━━━━━ DATASET EXTRACT ━━━━━

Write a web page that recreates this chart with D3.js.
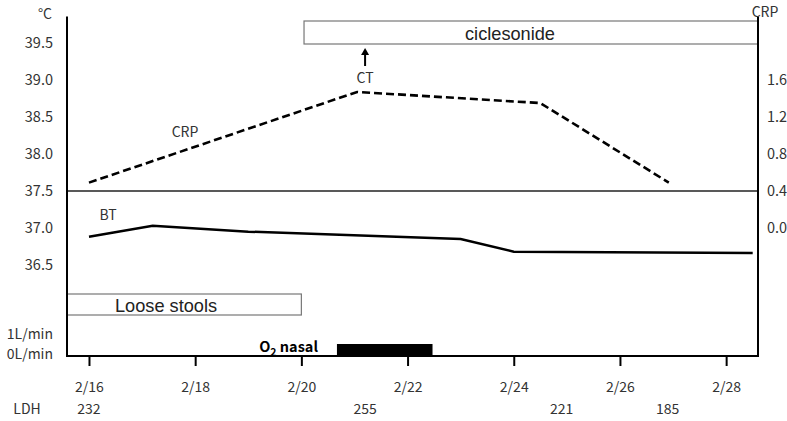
<!DOCTYPE html>
<html><head><meta charset="utf-8">
<script src="https://cdn.jsdelivr.net/npm/d3@7"></script>
<style>body{margin:0;background:#fff}svg{display:block}text{font-family:"Noto Sans CJK JP","Noto Sans",sans-serif;fill:#333}</style>
</head><body><svg id="c" width="787" height="421"></svg>
<script>
// ---- data (day of February) ----
const tickDays = [16,18,20,22,24,26,28];
const tickLabels = ["2/16","2/18","2/20","2/22","2/24","2/26","2/28"];
const tempTicks = [36.5,37.0,37.5,38.0,38.5,39.0,39.5];
const crpTicks = [0.0,0.4,0.8,1.2,1.6];
const btDays = [16,17.2,19,23,24,28.5];
const btValues = [36.88,37.03,36.95,36.85,36.68,36.66];
const crpDays = [16,21.05,24.5,26.92];
const crpValues = [0.49,1.47,1.35,0.49];
const ldhDays = [16,21.2,24.9,26.9];
const ldhValues = [232,255,221,185];
const looseStools = [15.586,20];
const ciclesonide = [20.05,28.6];
const o2Period = [20.67,22.47];
const o2Flow = 0.5;
const o2Ticks = [0,1];
const ctDay = 21.2;

const svg = d3.select("#c");
const L=67,R=758,T=17,B=356;
const x = d3.scaleLinear().domain([15.586,28.6]).range([L,R]);
const yT = d3.scaleLinear().domain([35.27,39.85]).range([B,T]);
const yC = d3.scaleLinear().domain([0.4+(35.27-37.5)*0.8, 0.4+(39.85-37.5)*0.8]).range([B,T]);
const yO = d3.scaleLinear().domain([0,1]).range([354,334]);

// boxes
svg.append("rect").attr("x",x(ciclesonide[0])).attr("y",21).attr("width",x(ciclesonide[1])-x(ciclesonide[0])).attr("height",23)
  .attr("fill","#fff").attr("stroke","#777").attr("stroke-width",1.2);
svg.append("text").attr("x",510).attr("y",33).attr("dy","0.36em").attr("text-anchor","middle")
  .style("font-family","'Liberation Sans',Arial,sans-serif").style("font-size","18.2px").style("fill","#222").text("ciclesonide");
svg.append("rect").attr("x",x(looseStools[0])).attr("y",294).attr("width",x(looseStools[1])-x(looseStools[0])).attr("height",21)
  .attr("fill","#fff").attr("stroke","#777").attr("stroke-width",1.2);
svg.append("text").attr("x",166).attr("y",305).attr("dy","0.36em").attr("text-anchor","middle")
  .style("font-family","'Liberation Sans',Arial,sans-serif").style("font-size","18.2px").style("fill","#222").text("Loose stools");

// 37.5 reference line
svg.append("line").attr("x1",L).attr("x2",R).attr("y1",yT(37.5)).attr("y2",yT(37.5)).attr("stroke","#222").attr("stroke-width",1.5);

// O2 bar
svg.append("rect").attr("x",x(o2Period[0])).attr("y",yO(o2Flow)).attr("width",x(o2Period[1])-x(o2Period[0])).attr("height",B-yO(o2Flow)).attr("fill","#000");
const o2t = svg.append("text").attr("x",318).attr("y",352).attr("text-anchor","end").style("font-size","14.5px").style("font-weight","bold").style("fill","#000");
o2t.append("tspan").text("O");
o2t.append("tspan").attr("dy",4).style("font-size","10.5px").text("2");
o2t.append("tspan").attr("dy",-4).text(" nasal");

// lines
const btLine = d3.line().x((d,i)=>x(btDays[i])).y(d=>yT(d));
svg.append("path").attr("d",btLine(btValues)).attr("fill","none").attr("stroke","#000").attr("stroke-width",2.5);
const crpLine = d3.line().x((d,i)=>x(crpDays[i])).y(d=>yC(d));
svg.append("path").attr("d",crpLine(crpValues)).attr("fill","none").attr("stroke","#000").attr("stroke-width",2.6).attr("stroke-dasharray","8,4");

// axes
const gx = svg.append("g").attr("transform",`translate(0,${B})`)
  .call(d3.axisBottom(x).tickValues(tickDays).tickFormat((d,i)=>tickLabels[i]).tickSize(10).tickPadding(16).tickSizeOuter(0));
gx.select(".domain").remove();
gx.selectAll(".tick line").attr("stroke","#000").attr("stroke-width",2);
gx.selectAll(".tick text").style("font-size","14px").style("fill","#333");

const gl = svg.append("g").attr("transform",`translate(${L},0)`)
  .call(d3.axisLeft(yT).tickValues(tempTicks).tickFormat(d3.format(".1f")).tickSize(0).tickPadding(14));
gl.select(".domain").remove();
gl.selectAll(".tick text").style("font-size","14.5px").style("fill","#333");

const gr = svg.append("g").attr("transform",`translate(${R},0)`)
  .call(d3.axisRight(yC).tickValues(crpTicks).tickFormat(d3.format(".1f")).tickSize(0).tickPadding(9));
gr.select(".domain").remove();
gr.selectAll(".tick text").style("font-size","14.5px").style("fill","#333");

const go = svg.append("g").attr("transform",`translate(${L},0)`)
  .call(d3.axisLeft(yO).tickValues(o2Ticks).tickFormat(d=>d+"L/min").tickSize(0).tickPadding(14));
go.select(".domain").remove();
go.selectAll(".tick text").style("font-size","14px").style("fill","#333");

// frame lines
svg.append("path").attr("d",`M${L},${T-0.5}V${B}H${R}V${T-0.5}`).attr("fill","none").attr("stroke","#000").attr("stroke-width",2);

// labels
svg.append("text").attr("x",45).attr("y",14).attr("dy","0.35em").attr("text-anchor","middle").style("font-size","14px").text("°C");
svg.append("text").attr("x",765).attr("y",12).attr("dy","0.35em").attr("text-anchor","middle").style("font-size","14px").text("CRP");
svg.append("text").attr("x",185).attr("y",132).attr("dy","0.35em").attr("text-anchor","middle").style("font-size","14px").text("CRP");
svg.append("text").attr("x",108).attr("y",215).attr("dy","0.35em").attr("text-anchor","middle").style("font-size","14px").text("BT");
svg.append("text").attr("x",x(ctDay)).attr("y",78).attr("dy","0.35em").attr("text-anchor","middle").style("font-size","14px").text("CT");
// arrow
svg.append("line").attr("x1",x(ctDay)).attr("x2",x(ctDay)).attr("y1",66).attr("y2",54).attr("stroke","#000").attr("stroke-width",2);
svg.append("path").attr("d",`M${x(ctDay)-4},${55}L${x(ctDay)},${48}L${x(ctDay)+4},${55}Z`).attr("fill","#000");

// LDH row
svg.append("text").attr("x",27).attr("y",409).attr("dy","0.35em").attr("text-anchor","middle").style("font-size","14px").text("LDH");
svg.selectAll(".ldh").data(ldhValues).enter().append("text").attr("class","ldh")
  .attr("x",(d,i)=>x(ldhDays[i])).attr("y",409).attr("dy","0.35em").attr("text-anchor","middle").style("font-size","14px").text(d=>d);
</script></body></html>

━━━━━

Copy nothing but the lines from the top of the data down to the line containing "const yO = d3.scaleLinear().domain([0,1]).range([354,334]);", and leave the pictures out.

Write a web page that recreates this chart with D3.js.
<!DOCTYPE html>
<html><head><meta charset="utf-8">
<script src="https://cdn.jsdelivr.net/npm/d3@7"></script>
<style>body{margin:0;background:#fff}svg{display:block}text{font-family:"Noto Sans CJK JP","Noto Sans",sans-serif;fill:#333}</style>
</head><body><svg id="c" width="787" height="421"></svg>
<script>
// ---- data (day of February) ----
const tickDays = [16,18,20,22,24,26,28];
const tickLabels = ["2/16","2/18","2/20","2/22","2/24","2/26","2/28"];
const tempTicks = [36.5,37.0,37.5,38.0,38.5,39.0,39.5];
const crpTicks = [0.0,0.4,0.8,1.2,1.6];
const btDays = [16,17.2,19,23,24,28.5];
const btValues = [36.88,37.03,36.95,36.85,36.68,36.66];
const crpDays = [16,21.05,24.5,26.92];
const crpValues = [0.49,1.47,1.35,0.49];
const ldhDays = [16,21.2,24.9,26.9];
const ldhValues = [232,255,221,185];
const looseStools = [15.586,20];
const ciclesonide = [20.05,28.6];
const o2Period = [20.67,22.47];
const o2Flow = 0.5;
const o2Ticks = [0,1];
const ctDay = 21.2;

const svg = d3.select("#c");
const L=67,R=758,T=17,B=356;
const x = d3.scaleLinear().domain([15.586,28.6]).range([L,R]);
const yT = d3.scaleLinear().domain([35.27,39.85]).range([B,T]);
const yC = d3.scaleLinear().domain([0.4+(35.27-37.5)*0.8, 0.4+(39.85-37.5)*0.8]).range([B,T]);
const yO = d3.scaleLinear().domain([0,1]).range([354,334]);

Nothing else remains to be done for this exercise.